──────── DATASET EXTRACT
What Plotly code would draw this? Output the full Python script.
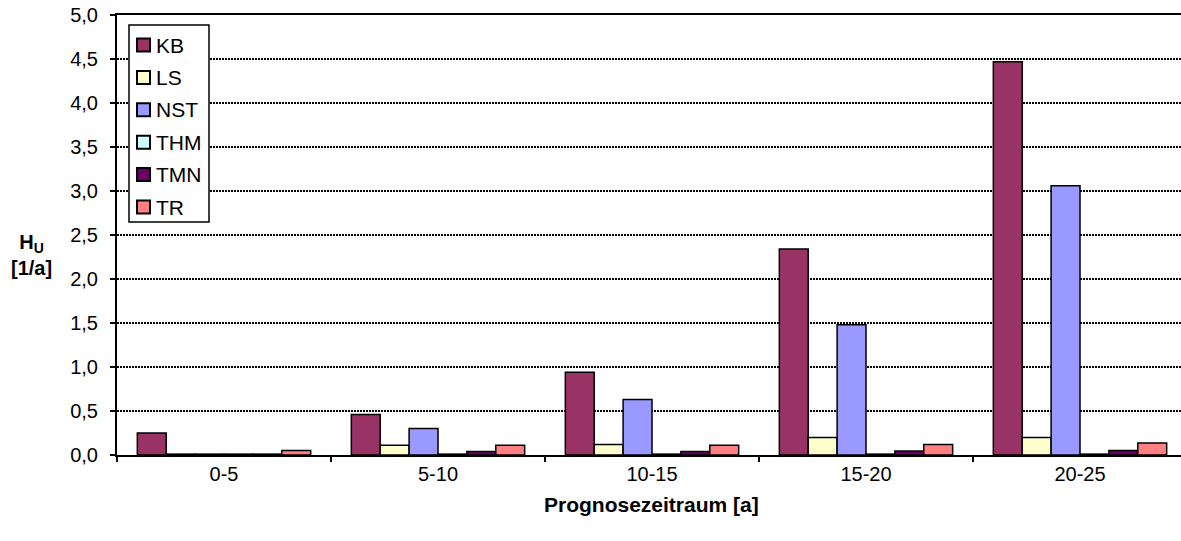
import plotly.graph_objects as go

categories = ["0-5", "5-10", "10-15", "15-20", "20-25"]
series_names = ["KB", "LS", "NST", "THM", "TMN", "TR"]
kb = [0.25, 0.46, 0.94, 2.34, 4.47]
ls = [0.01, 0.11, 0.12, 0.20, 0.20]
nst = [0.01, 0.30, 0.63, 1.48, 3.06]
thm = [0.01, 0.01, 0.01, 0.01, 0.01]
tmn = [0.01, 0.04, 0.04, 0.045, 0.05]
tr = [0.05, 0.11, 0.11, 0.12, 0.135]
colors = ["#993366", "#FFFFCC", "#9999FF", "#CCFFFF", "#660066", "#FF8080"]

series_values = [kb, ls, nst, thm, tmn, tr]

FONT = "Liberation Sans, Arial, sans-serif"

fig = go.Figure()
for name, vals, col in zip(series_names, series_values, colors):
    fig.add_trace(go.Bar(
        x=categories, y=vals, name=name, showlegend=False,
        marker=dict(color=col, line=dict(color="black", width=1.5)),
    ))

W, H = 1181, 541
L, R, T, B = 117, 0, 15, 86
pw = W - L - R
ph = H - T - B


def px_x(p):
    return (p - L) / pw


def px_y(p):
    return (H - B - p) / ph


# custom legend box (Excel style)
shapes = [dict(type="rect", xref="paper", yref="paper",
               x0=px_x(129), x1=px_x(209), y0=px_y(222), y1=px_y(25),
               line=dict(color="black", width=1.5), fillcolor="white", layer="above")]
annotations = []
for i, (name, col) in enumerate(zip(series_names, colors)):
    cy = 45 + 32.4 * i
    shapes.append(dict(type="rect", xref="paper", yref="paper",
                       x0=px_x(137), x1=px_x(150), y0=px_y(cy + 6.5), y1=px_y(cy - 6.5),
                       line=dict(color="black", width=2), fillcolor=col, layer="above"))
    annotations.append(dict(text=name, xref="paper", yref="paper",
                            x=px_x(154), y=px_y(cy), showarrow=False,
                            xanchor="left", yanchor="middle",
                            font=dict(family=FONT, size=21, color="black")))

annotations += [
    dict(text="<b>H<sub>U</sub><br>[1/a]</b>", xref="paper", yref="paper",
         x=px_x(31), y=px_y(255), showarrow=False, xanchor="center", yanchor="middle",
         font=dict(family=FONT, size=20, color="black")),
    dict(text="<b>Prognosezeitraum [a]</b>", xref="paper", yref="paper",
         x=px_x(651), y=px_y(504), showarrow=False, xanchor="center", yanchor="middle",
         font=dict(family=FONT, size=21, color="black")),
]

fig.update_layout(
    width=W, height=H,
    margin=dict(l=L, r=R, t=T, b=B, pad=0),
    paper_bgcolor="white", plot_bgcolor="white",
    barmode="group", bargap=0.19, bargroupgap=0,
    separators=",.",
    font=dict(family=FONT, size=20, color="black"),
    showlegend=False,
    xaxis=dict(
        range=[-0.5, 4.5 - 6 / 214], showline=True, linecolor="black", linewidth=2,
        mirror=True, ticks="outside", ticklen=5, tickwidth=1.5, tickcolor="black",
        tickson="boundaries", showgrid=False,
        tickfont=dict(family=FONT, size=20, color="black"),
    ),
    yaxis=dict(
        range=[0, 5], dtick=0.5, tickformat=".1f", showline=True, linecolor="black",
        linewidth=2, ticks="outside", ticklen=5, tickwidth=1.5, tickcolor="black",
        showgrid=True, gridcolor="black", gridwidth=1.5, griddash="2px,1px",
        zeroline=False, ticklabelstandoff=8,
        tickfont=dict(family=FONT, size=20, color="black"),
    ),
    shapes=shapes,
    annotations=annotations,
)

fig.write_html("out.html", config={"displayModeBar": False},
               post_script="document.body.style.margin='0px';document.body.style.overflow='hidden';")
────────────────
▶ GIVEN TASK:
Give again, word for word, every line from the top of the data through the line with "series_values = [kb, ls, nst, thm, tmn, tr]", both ends included, and exclude the pictures.

▶ OUTPUT FOR THIS TASK:
What Plotly code would draw this? Output the full Python script.
import plotly.graph_objects as go

categories = ["0-5", "5-10", "10-15", "15-20", "20-25"]
series_names = ["KB", "LS", "NST", "THM", "TMN", "TR"]
kb = [0.25, 0.46, 0.94, 2.34, 4.47]
ls = [0.01, 0.11, 0.12, 0.20, 0.20]
nst = [0.01, 0.30, 0.63, 1.48, 3.06]
thm = [0.01, 0.01, 0.01, 0.01, 0.01]
tmn = [0.01, 0.04, 0.04, 0.045, 0.05]
tr = [0.05, 0.11, 0.11, 0.12, 0.135]
colors = ["#993366", "#FFFFCC", "#9999FF", "#CCFFFF", "#660066", "#FF8080"]

series_values = [kb, ls, nst, thm, tmn, tr]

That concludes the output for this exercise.